__DATASET CONTENT__
.....
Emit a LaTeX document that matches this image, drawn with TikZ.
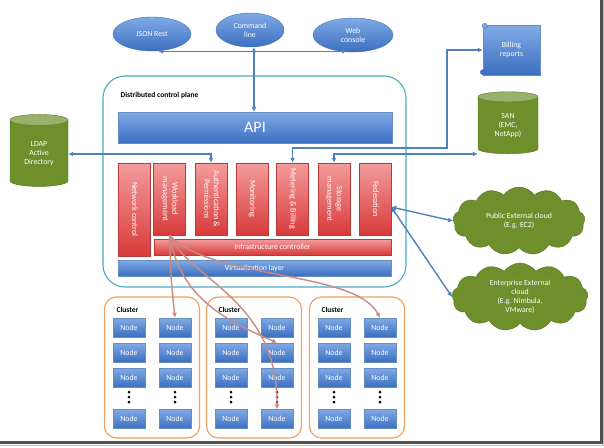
\documentclass[tikz,border=0pt]{standalone}
\usepackage{fontspec}
\setmainfont{Carlito}
\usetikzlibrary{arrows.meta,positioning,calc,shapes.geometric,shapes.symbols}
\definecolor{linkblue}{HTML}{4F81BD}
\definecolor{bluetop}{HTML}{80AAE6}
\definecolor{bluebot}{HTML}{3C6FC0}
\definecolor{blueedge}{HTML}{4072B4}
\definecolor{redtop}{HTML}{F49C9C}
\definecolor{redbot}{HTML}{D83A3A}
\definecolor{rededge}{HTML}{B83A3A}
\definecolor{olive}{HTML}{6E8F2C}
\definecolor{olivedark}{HTML}{56731E}
\definecolor{planeedge}{HTML}{4BACC6}
\definecolor{clusteredge}{HTML}{EFA262}
\definecolor{flowred}{HTML}{C98A82}
\definecolor{shadowgray}{HTML}{505050}

\newcommand\vlabel[1]{\rotatebox{-90}{\begin{tabular}{@{}c@{}}#1\end{tabular}}}

\tikzset{
  >={Latex[length=5pt,width=5pt]},
  every node/.style={font=\fontsize{7.8}{9}\selectfont,text=white,align=center},
  iface/.style={ellipse,draw=blueedge,top color=bluetop,bottom color=bluebot,minimum height=34pt,inner sep=0pt},
  bluebar/.style={draw=blueedge!80,top color=bluetop,bottom color=bluebot,inner sep=0pt},
  redbar/.style={draw=rededge,top color=redtop,bottom color=redbot,inner sep=0pt},
  service/.style={redbar,minimum width=32pt,minimum height=72pt,font=\fontsize{8.2}{9.4}\selectfont},
  store/.style={cylinder,shape border rotate=90,aspect=0.35,draw=olivedark,cylinder uses custom fill,cylinder body fill=olive,cylinder end fill=olive!70!white,inner sep=1pt},
  extcloud/.style={cloud,cloud puffs=13,cloud puff arc=110,aspect=2,draw=olivedark,fill=olive,inner sep=0pt},
  link/.style={draw=linkblue,line width=1.4pt},
  flow/.style={->,draw=flowred,line width=1.4pt},
  cluster/.style={draw=clusteredge,line width=1.2pt,rounded corners=12pt,minimum width=95pt,minimum height=141pt},
  worker/.style={bluebar,minimum width=32pt,minimum height=19pt},
  plane/.style={draw=planeedge,line width=1.1pt,rounded corners=22pt,minimum width=303pt,minimum height=211pt},
  tag/.style={text=black,font=\fontsize{7.5}{8}\selectfont\bfseries}
}

\begin{document}
\begin{tikzpicture}[x=1pt,y=1pt]
  \fill[white] (0,0) rectangle (604,-447);
  \useasboundingbox (0,0) rectangle (604,-447);

  % front ends
  \node[iface,minimum width=78pt] (json) at (152,-34) {JSON Rest};
  \node[iface,minimum width=68pt] (cmd) at (250,-30) {Command\\line};
  \node[iface,minimum width=80pt] (web) at (353,-35) {Web\\console};

  % control plane
  \node[plane] (dcp) at (254.5,-181.5) {};
  \node[tag,anchor=west] (dcplabel) at (117,-95) {Distributed control plane};
  \node[bluebar,minimum width=274pt,minimum height=31pt,font=\fontsize{16}{18}\selectfont] (api) at (255,-127.5) {API};

  \node[service,minimum height=93pt] (net) at (134,-209.5) {\vlabel{Network control}};
  \foreach \x/\nm/\txt in {169.5/work/{Workload\\management},211/auth/{Authentication \&\\Permissions},252/mon/{Monitoring},292.5/meter/{Metering \& Billing},334/storage/{Storage\\management},375/fed/{Federation}}
    \node[service] (\nm) at (\x,-199) {\vlabel{\txt}};

  \node[redbar,minimum width=237pt,minimum height=16pt] (infra) at (272.5,-247) {Infrastructure controller};
  \node[bluebar,minimum width=273pt,minimum height=16pt] (virt) at (254.5,-268) {Virtualization layer};

  % outside the plane
  \node[store,minimum width=58pt,minimum height=72pt] (ldap) at (39,-154) {LDAP\\Active\\Directory};
  \node[store,minimum width=60pt,minimum height=62pt] (san) at (508,-126) {SAN\\(EMC,\\NetApp)};
  \node[bluebar,minimum width=57pt,minimum height=50pt] (billing) at (511.5,-50) {Billing\\reports};
  \draw[blueedge,fill=bluetop] ([xshift=2pt,yshift=-1pt]billing.north west) circle (2.5pt);
  \draw[blueedge,fill=bluebot] ([yshift=3pt]billing.south west) circle (2.5pt);
  \node[extcloud,minimum width=132pt,minimum height=68pt] (pub) at (519,-221) {Public External cloud\\(E.g. EC2)};
  \node[extcloud,minimum width=136pt,minimum height=68pt] (ent) at (520,-297) {Enterprise External\\cloud\\(E.g. Nimbula,\\VMware)};

  % clusters
  \foreach \c/\cx in {1/152,2/254,3/357} {
    \node[cluster] (cl\c) at (\cx,-367.5) {};
    \node[tag,anchor=west] (cl\c label) at (\cx-39,-310) {Cluster};
    \foreach \col/\dx in {a/-23,b/23} {
      \foreach \r/\y in {1/327.5,2/352.5,3/377.5,4/419}
        \node[worker] (n\c\col\r) at (\cx+\dx,-\y) {Node};
      \foreach \y in {392,397,402}
        \fill (\cx+\dx,-\y) circle (1.5pt);
    }
  }

  % connectors
  \draw[link,<->] ([xshift=6pt]json.south) -- ([xshift=-6pt]web.south |- json.south);
  \draw[link,<->] ([xshift=4pt]cmd.south) -- ([xshift=4pt]cmd.south |- api.north);
  \draw[link,<->] (ldap) -| (auth.north);
  \coordinate (billbend) at (447,-148);
  \draw[link,<->] (meter.north) |- (billbend) |- (billing.west);
  \draw[link,<->] (storage.north) |- ($(san.west)+(0,-28)$);
  \draw[link,<->] ([yshift=-8pt]fed.east) -- (pub.west);
  \draw[link,<->] ([yshift=-8pt]fed.east) -- (ent.west);

  % workload placement
  \draw[flow] (work.south) .. controls (171,-280) .. (n1b1.north);
  \draw[flow] (work.south) .. controls (180,-300) and (230,-322) .. (n2b2.north);
  \draw[flow] (work.south) .. controls (190,-280) and (278,-300) .. (n2b4.north);
  \draw[flow] (work.south) .. controls (210,-280) and (355,-270) .. (n3b1.north);

  % frame shadow
  \draw[shadowgray,line width=2.5pt] (0,-442.5) -- (601.5,-442.5) -- (601.5,0);
  \draw[black!25,line width=1pt] (0,-445.5) -- (603.5,-445.5) -- (603.5,0);
\end{tikzpicture}
\end{document}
.....
__WRITTEN EXERCISE__
Reproduce all of the material exactly, apart from the pictures.

__FULL SOLUTION__
Emit a LaTeX document that matches this image, drawn with TikZ.
\documentclass[tikz,border=0pt]{standalone}
\usepackage{fontspec}
\setmainfont{Carlito}
\usetikzlibrary{arrows.meta,positioning,calc,shapes.geometric,shapes.symbols}
\definecolor{linkblue}{HTML}{4F81BD}
\definecolor{bluetop}{HTML}{80AAE6}
\definecolor{bluebot}{HTML}{3C6FC0}
\definecolor{blueedge}{HTML}{4072B4}
\definecolor{redtop}{HTML}{F49C9C}
\definecolor{redbot}{HTML}{D83A3A}
\definecolor{rededge}{HTML}{B83A3A}
\definecolor{olive}{HTML}{6E8F2C}
\definecolor{olivedark}{HTML}{56731E}
\definecolor{planeedge}{HTML}{4BACC6}
\definecolor{clusteredge}{HTML}{EFA262}
\definecolor{flowred}{HTML}{C98A82}
\definecolor{shadowgray}{HTML}{505050}

\newcommand\vlabel[1]{\rotatebox{-90}{\begin{tabular}{@{}c@{}}#1\end{tabular}}}

\tikzset{
  >={Latex[length=5pt,width=5pt]},
  every node/.style={font=\fontsize{7.8}{9}\selectfont,text=white,align=center},
  iface/.style={ellipse,draw=blueedge,top color=bluetop,bottom color=bluebot,minimum height=34pt,inner sep=0pt},
  bluebar/.style={draw=blueedge!80,top color=bluetop,bottom color=bluebot,inner sep=0pt},
  redbar/.style={draw=rededge,top color=redtop,bottom color=redbot,inner sep=0pt},
  service/.style={redbar,minimum width=32pt,minimum height=72pt,font=\fontsize{8.2}{9.4}\selectfont},
  store/.style={cylinder,shape border rotate=90,aspect=0.35,draw=olivedark,cylinder uses custom fill,cylinder body fill=olive,cylinder end fill=olive!70!white,inner sep=1pt},
  extcloud/.style={cloud,cloud puffs=13,cloud puff arc=110,aspect=2,draw=olivedark,fill=olive,inner sep=0pt},
  link/.style={draw=linkblue,line width=1.4pt},
  flow/.style={->,draw=flowred,line width=1.4pt},
  cluster/.style={draw=clusteredge,line width=1.2pt,rounded corners=12pt,minimum width=95pt,minimum height=141pt},
  worker/.style={bluebar,minimum width=32pt,minimum height=19pt},
  plane/.style={draw=planeedge,line width=1.1pt,rounded corners=22pt,minimum width=303pt,minimum height=211pt},
  tag/.style={text=black,font=\fontsize{7.5}{8}\selectfont\bfseries}
}

\begin{document}
\begin{tikzpicture}[x=1pt,y=1pt]
  \fill[white] (0,0) rectangle (604,-447);
  \useasboundingbox (0,0) rectangle (604,-447);

  % front ends
  \node[iface,minimum width=78pt] (json) at (152,-34) {JSON Rest};
  \node[iface,minimum width=68pt] (cmd) at (250,-30) {Command\\line};
  \node[iface,minimum width=80pt] (web) at (353,-35) {Web\\console};

  % control plane
  \node[plane] (dcp) at (254.5,-181.5) {};
  \node[tag,anchor=west] (dcplabel) at (117,-95) {Distributed control plane};
  \node[bluebar,minimum width=274pt,minimum height=31pt,font=\fontsize{16}{18}\selectfont] (api) at (255,-127.5) {API};

  \node[service,minimum height=93pt] (net) at (134,-209.5) {\vlabel{Network control}};
  \foreach \x/\nm/\txt in {169.5/work/{Workload\\management},211/auth/{Authentication \&\\Permissions},252/mon/{Monitoring},292.5/meter/{Metering \& Billing},334/storage/{Storage\\management},375/fed/{Federation}}
    \node[service] (\nm) at (\x,-199) {\vlabel{\txt}};

  \node[redbar,minimum width=237pt,minimum height=16pt] (infra) at (272.5,-247) {Infrastructure controller};
  \node[bluebar,minimum width=273pt,minimum height=16pt] (virt) at (254.5,-268) {Virtualization layer};

  % outside the plane
  \node[store,minimum width=58pt,minimum height=72pt] (ldap) at (39,-154) {LDAP\\Active\\Directory};
  \node[store,minimum width=60pt,minimum height=62pt] (san) at (508,-126) {SAN\\(EMC,\\NetApp)};
  \node[bluebar,minimum width=57pt,minimum height=50pt] (billing) at (511.5,-50) {Billing\\reports};
  \draw[blueedge,fill=bluetop] ([xshift=2pt,yshift=-1pt]billing.north west) circle (2.5pt);
  \draw[blueedge,fill=bluebot] ([yshift=3pt]billing.south west) circle (2.5pt);
  \node[extcloud,minimum width=132pt,minimum height=68pt] (pub) at (519,-221) {Public External cloud\\(E.g. EC2)};
  \node[extcloud,minimum width=136pt,minimum height=68pt] (ent) at (520,-297) {Enterprise External\\cloud\\(E.g. Nimbula,\\VMware)};

  % clusters
  \foreach \c/\cx in {1/152,2/254,3/357} {
    \node[cluster] (cl\c) at (\cx,-367.5) {};
    \node[tag,anchor=west] (cl\c label) at (\cx-39,-310) {Cluster};
    \foreach \col/\dx in {a/-23,b/23} {
      \foreach \r/\y in {1/327.5,2/352.5,3/377.5,4/419}
        \node[worker] (n\c\col\r) at (\cx+\dx,-\y) {Node};
      \foreach \y in {392,397,402}
        \fill (\cx+\dx,-\y) circle (1.5pt);
    }
  }

  % connectors
  \draw[link,<->] ([xshift=6pt]json.south) -- ([xshift=-6pt]web.south |- json.south);
  \draw[link,<->] ([xshift=4pt]cmd.south) -- ([xshift=4pt]cmd.south |- api.north);
  \draw[link,<->] (ldap) -| (auth.north);
  \coordinate (billbend) at (447,-148);
  \draw[link,<->] (meter.north) |- (billbend) |- (billing.west);
  \draw[link,<->] (storage.north) |- ($(san.west)+(0,-28)$);
  \draw[link,<->] ([yshift=-8pt]fed.east) -- (pub.west);
  \draw[link,<->] ([yshift=-8pt]fed.east) -- (ent.west);

  % workload placement
  \draw[flow] (work.south) .. controls (171,-280) .. (n1b1.north);
  \draw[flow] (work.south) .. controls (180,-300) and (230,-322) .. (n2b2.north);
  \draw[flow] (work.south) .. controls (190,-280) and (278,-300) .. (n2b4.north);
  \draw[flow] (work.south) .. controls (210,-280) and (355,-270) .. (n3b1.north);

  % frame shadow
  \draw[shadowgray,line width=2.5pt] (0,-442.5) -- (601.5,-442.5) -- (601.5,0);
  \draw[black!25,line width=1pt] (0,-445.5) -- (603.5,-445.5) -- (603.5,0);
\end{tikzpicture}
\end{document}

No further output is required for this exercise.